From the first line of the data below, copy each line up to the one containing "import pandas as pd", and include that line too.

===== DATA BLOCK

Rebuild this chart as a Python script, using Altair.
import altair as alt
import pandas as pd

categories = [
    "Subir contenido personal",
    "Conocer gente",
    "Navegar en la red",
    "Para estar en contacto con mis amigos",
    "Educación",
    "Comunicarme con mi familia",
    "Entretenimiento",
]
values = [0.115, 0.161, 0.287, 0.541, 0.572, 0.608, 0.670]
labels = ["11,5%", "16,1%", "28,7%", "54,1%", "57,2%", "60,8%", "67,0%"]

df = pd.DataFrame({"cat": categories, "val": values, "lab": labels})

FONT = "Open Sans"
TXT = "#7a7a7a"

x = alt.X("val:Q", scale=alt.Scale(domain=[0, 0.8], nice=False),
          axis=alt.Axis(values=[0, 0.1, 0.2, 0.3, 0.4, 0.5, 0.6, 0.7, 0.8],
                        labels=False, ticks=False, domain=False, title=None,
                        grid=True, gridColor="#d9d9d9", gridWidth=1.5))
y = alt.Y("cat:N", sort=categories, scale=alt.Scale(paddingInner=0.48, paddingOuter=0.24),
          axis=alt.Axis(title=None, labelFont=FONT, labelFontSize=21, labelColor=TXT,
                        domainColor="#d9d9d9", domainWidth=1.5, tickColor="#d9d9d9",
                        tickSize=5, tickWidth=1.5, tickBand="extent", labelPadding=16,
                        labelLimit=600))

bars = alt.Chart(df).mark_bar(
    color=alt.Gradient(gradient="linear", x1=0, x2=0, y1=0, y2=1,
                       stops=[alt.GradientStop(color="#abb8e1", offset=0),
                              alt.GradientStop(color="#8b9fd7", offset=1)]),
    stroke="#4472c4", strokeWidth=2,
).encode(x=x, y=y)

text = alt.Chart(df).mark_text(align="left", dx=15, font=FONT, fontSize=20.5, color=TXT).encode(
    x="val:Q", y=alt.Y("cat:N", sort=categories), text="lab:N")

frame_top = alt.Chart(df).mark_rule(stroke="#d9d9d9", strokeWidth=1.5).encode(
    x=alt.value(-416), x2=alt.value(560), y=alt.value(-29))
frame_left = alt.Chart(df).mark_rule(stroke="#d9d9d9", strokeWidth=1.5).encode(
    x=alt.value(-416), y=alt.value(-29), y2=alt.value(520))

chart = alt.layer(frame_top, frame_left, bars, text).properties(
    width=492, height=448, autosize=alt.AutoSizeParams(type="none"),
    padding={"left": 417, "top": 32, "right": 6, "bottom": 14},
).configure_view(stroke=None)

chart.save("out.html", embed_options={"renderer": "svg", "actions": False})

==========

■ EXPECTED OUTPUT ■
Rebuild this chart as a Python script, using Altair.
import altair as alt
import pandas as pd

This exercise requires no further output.